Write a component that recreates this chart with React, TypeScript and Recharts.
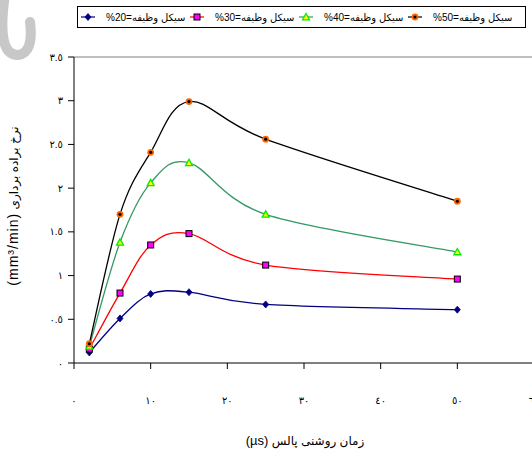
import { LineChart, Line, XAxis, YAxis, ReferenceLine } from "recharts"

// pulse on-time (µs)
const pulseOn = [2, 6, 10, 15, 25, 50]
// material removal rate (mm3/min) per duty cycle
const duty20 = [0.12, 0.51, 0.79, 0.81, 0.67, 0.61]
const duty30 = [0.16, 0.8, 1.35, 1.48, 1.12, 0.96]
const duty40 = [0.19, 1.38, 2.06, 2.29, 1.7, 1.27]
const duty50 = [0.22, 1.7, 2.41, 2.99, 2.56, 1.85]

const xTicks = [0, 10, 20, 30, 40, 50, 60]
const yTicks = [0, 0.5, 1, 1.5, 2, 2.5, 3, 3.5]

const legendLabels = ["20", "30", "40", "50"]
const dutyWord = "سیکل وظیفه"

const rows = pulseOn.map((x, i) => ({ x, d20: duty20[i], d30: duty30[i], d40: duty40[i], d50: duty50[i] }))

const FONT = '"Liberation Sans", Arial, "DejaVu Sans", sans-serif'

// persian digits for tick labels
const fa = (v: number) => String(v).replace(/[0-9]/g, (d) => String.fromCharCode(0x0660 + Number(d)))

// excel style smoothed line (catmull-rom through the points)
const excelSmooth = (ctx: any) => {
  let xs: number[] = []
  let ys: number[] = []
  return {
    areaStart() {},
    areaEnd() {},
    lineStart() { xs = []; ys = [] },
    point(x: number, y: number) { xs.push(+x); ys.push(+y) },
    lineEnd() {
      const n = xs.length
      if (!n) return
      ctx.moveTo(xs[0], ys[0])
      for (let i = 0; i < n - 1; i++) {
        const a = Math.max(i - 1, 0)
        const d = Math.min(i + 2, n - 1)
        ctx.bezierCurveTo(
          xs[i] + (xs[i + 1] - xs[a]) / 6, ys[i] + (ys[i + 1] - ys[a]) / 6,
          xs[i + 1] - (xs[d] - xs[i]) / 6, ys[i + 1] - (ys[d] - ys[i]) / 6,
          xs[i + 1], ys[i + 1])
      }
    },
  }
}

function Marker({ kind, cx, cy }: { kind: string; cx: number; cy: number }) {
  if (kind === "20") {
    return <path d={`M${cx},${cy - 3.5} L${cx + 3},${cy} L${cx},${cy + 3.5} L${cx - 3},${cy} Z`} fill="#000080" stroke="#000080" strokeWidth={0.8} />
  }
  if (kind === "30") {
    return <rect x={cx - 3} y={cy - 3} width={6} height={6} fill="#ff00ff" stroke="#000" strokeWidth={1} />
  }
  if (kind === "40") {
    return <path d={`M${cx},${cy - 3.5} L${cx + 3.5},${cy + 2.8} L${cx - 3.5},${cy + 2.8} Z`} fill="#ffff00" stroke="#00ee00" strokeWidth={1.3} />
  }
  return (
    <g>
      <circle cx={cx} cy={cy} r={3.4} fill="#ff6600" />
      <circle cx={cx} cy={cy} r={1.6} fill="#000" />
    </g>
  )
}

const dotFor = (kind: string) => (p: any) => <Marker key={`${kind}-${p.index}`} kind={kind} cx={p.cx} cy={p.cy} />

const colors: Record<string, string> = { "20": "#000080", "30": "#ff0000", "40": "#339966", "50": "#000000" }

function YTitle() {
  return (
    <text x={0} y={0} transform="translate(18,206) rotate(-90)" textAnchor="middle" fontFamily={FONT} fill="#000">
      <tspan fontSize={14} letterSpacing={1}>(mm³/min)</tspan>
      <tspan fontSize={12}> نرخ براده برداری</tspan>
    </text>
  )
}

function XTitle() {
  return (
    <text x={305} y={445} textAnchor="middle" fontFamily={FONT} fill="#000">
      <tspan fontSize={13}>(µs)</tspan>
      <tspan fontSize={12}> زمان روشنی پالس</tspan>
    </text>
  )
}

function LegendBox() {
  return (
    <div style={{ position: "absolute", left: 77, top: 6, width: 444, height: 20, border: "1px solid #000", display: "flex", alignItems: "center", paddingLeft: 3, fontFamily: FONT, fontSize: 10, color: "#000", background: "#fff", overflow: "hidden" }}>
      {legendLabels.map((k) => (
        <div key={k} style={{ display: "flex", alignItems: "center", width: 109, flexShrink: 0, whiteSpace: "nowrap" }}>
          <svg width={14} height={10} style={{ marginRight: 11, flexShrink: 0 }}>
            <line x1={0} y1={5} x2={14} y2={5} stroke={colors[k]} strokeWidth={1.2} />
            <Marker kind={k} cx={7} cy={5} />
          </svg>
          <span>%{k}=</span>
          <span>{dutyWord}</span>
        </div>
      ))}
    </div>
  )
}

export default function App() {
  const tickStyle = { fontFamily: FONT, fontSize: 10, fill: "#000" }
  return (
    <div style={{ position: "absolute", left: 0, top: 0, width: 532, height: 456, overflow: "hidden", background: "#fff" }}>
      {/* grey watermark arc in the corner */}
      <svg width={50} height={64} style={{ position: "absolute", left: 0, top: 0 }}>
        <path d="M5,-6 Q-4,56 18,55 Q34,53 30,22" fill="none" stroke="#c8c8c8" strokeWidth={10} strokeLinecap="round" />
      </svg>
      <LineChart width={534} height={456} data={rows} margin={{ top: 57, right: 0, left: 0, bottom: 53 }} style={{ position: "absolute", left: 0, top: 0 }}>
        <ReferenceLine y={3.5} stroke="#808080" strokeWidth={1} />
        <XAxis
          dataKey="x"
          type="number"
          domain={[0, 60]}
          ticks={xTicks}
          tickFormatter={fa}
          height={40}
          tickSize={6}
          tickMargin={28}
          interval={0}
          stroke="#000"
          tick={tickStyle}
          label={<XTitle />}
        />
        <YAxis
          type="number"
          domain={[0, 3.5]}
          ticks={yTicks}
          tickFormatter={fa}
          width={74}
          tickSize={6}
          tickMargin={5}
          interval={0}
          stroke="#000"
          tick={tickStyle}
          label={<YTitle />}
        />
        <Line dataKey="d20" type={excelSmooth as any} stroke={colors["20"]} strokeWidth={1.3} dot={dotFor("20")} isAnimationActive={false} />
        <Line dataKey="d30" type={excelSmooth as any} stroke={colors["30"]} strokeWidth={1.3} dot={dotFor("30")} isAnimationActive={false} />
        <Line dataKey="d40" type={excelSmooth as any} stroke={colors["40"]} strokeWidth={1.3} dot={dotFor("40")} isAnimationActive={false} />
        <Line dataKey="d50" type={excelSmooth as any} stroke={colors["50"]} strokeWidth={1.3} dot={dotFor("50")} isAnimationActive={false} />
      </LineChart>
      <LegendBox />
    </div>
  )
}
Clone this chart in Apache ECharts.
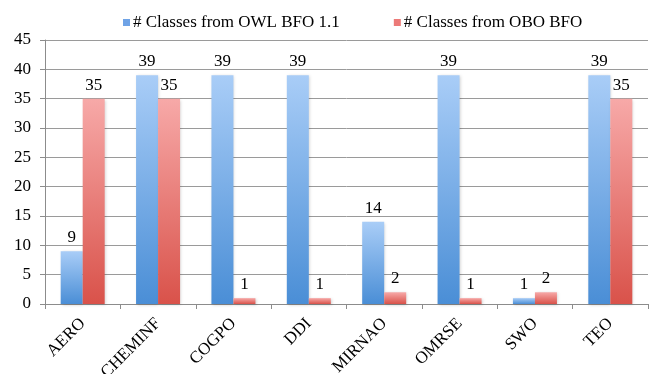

■ Exercise requirements ■
Set down every entry word for word, but omit the pictures.

■ The output ■
Write a component that recreates this chart with React, TypeScript and Recharts.
import { LineChart, Line, XAxis, YAxis, ReferenceLine } from "recharts"

// pulse on-time (µs)
const pulseOn = [2, 6, 10, 15, 25, 50]
// material removal rate (mm3/min) per duty cycle
const duty20 = [0.12, 0.51, 0.79, 0.81, 0.67, 0.61]
const duty30 = [0.16, 0.8, 1.35, 1.48, 1.12, 0.96]
const duty40 = [0.19, 1.38, 2.06, 2.29, 1.7, 1.27]
const duty50 = [0.22, 1.7, 2.41, 2.99, 2.56, 1.85]

const xTicks = [0, 10, 20, 30, 40, 50, 60]
const yTicks = [0, 0.5, 1, 1.5, 2, 2.5, 3, 3.5]

const legendLabels = ["20", "30", "40", "50"]
const dutyWord = "سیکل وظیفه"

const rows = pulseOn.map((x, i) => ({ x, d20: duty20[i], d30: duty30[i], d40: duty40[i], d50: duty50[i] }))

const FONT = '"Liberation Sans", Arial, "DejaVu Sans", sans-serif'

// persian digits for tick labels
const fa = (v: number) => String(v).replace(/[0-9]/g, (d) => String.fromCharCode(0x0660 + Number(d)))

// excel style smoothed line (catmull-rom through the points)
const excelSmooth = (ctx: any) => {
  let xs: number[] = []
  let ys: number[] = []
  return {
    areaStart() {},
    areaEnd() {},
    lineStart() { xs = []; ys = [] },
    point(x: number, y: number) { xs.push(+x); ys.push(+y) },
    lineEnd() {
      const n = xs.length
      if (!n) return
      ctx.moveTo(xs[0], ys[0])
      for (let i = 0; i < n - 1; i++) {
        const a = Math.max(i - 1, 0)
        const d = Math.min(i + 2, n - 1)
        ctx.bezierCurveTo(
          xs[i] + (xs[i + 1] - xs[a]) / 6, ys[i] + (ys[i + 1] - ys[a]) / 6,
          xs[i + 1] - (xs[d] - xs[i]) / 6, ys[i + 1] - (ys[d] - ys[i]) / 6,
          xs[i + 1], ys[i + 1])
      }
    },
  }
}

function Marker({ kind, cx, cy }: { kind: string; cx: number; cy: number }) {
  if (kind === "20") {
    return <path d={`M${cx},${cy - 3.5} L${cx + 3},${cy} L${cx},${cy + 3.5} L${cx - 3},${cy} Z`} fill="#000080" stroke="#000080" strokeWidth={0.8} />
  }
  if (kind === "30") {
    return <rect x={cx - 3} y={cy - 3} width={6} height={6} fill="#ff00ff" stroke="#000" strokeWidth={1} />
  }
  if (kind === "40") {
    return <path d={`M${cx},${cy - 3.5} L${cx + 3.5},${cy + 2.8} L${cx - 3.5},${cy + 2.8} Z`} fill="#ffff00" stroke="#00ee00" strokeWidth={1.3} />
  }
  return (
    <g>
      <circle cx={cx} cy={cy} r={3.4} fill="#ff6600" />
      <circle cx={cx} cy={cy} r={1.6} fill="#000" />
    </g>
  )
}

const dotFor = (kind: string) => (p: any) => <Marker key={`${kind}-${p.index}`} kind={kind} cx={p.cx} cy={p.cy} />

const colors: Record<string, string> = { "20": "#000080", "30": "#ff0000", "40": "#339966", "50": "#000000" }

function YTitle() {
  return (
    <text x={0} y={0} transform="translate(18,206) rotate(-90)" textAnchor="middle" fontFamily={FONT} fill="#000">
      <tspan fontSize={14} letterSpacing={1}>(mm³/min)</tspan>
      <tspan fontSize={12}> نرخ براده برداری</tspan>
    </text>
  )
}

function XTitle() {
  return (
    <text x={305} y={445} textAnchor="middle" fontFamily={FONT} fill="#000">
      <tspan fontSize={13}>(µs)</tspan>
      <tspan fontSize={12}> زمان روشنی پالس</tspan>
    </text>
  )
}

function LegendBox() {
  return (
    <div style={{ position: "absolute", left: 77, top: 6, width: 444, height: 20, border: "1px solid #000", display: "flex", alignItems: "center", paddingLeft: 3, fontFamily: FONT, fontSize: 10, color: "#000", background: "#fff", overflow: "hidden" }}>
      {legendLabels.map((k) => (
        <div key={k} style={{ display: "flex", alignItems: "center", width: 109, flexShrink: 0, whiteSpace: "nowrap" }}>
          <svg width={14} height={10} style={{ marginRight: 11, flexShrink: 0 }}>
            <line x1={0} y1={5} x2={14} y2={5} stroke={colors[k]} strokeWidth={1.2} />
            <Marker kind={k} cx={7} cy={5} />
          </svg>
          <span>%{k}=</span>
          <span>{dutyWord}</span>
        </div>
      ))}
    </div>
  )
}

export default function App() {
  const tickStyle = { fontFamily: FONT, fontSize: 10, fill: "#000" }
  return (
    <div style={{ position: "absolute", left: 0, top: 0, width: 532, height: 456, overflow: "hidden", background: "#fff" }}>
      {/* grey watermark arc in the corner */}
      <svg width={50} height={64} style={{ position: "absolute", left: 0, top: 0 }}>
        <path d="M5,-6 Q-4,56 18,55 Q34,53 30,22" fill="none" stroke="#c8c8c8" strokeWidth={10} strokeLinecap="round" />
      </svg>
      <LineChart width={534} height={456} data={rows} margin={{ top: 57, right: 0, left: 0, bottom: 53 }} style={{ position: "absolute", left: 0, top: 0 }}>
        <ReferenceLine y={3.5} stroke="#808080" strokeWidth={1} />
        <XAxis
          dataKey="x"
          type="number"
          domain={[0, 60]}
          ticks={xTicks}
          tickFormatter={fa}
          height={40}
          tickSize={6}
          tickMargin={28}
          interval={0}
          stroke="#000"
          tick={tickStyle}
          label={<XTitle />}
        />
        <YAxis
          type="number"
          domain={[0, 3.5]}
          ticks={yTicks}
          tickFormatter={fa}
          width={74}
          tickSize={6}
          tickMargin={5}
          interval={0}
          stroke="#000"
          tick={tickStyle}
          label={<YTitle />}
        />
        <Line dataKey="d20" type={excelSmooth as any} stroke={colors["20"]} strokeWidth={1.3} dot={dotFor("20")} isAnimationActive={false} />
        <Line dataKey="d30" type={excelSmooth as any} stroke={colors["30"]} strokeWidth={1.3} dot={dotFor("30")} isAnimationActive={false} />
        <Line dataKey="d40" type={excelSmooth as any} stroke={colors["40"]} strokeWidth={1.3} dot={dotFor("40")} isAnimationActive={false} />
        <Line dataKey="d50" type={excelSmooth as any} stroke={colors["50"]} strokeWidth={1.3} dot={dotFor("50")} isAnimationActive={false} />
      </LineChart>
      <LegendBox />
    </div>
  )
}
Clone this chart in Apache ECharts.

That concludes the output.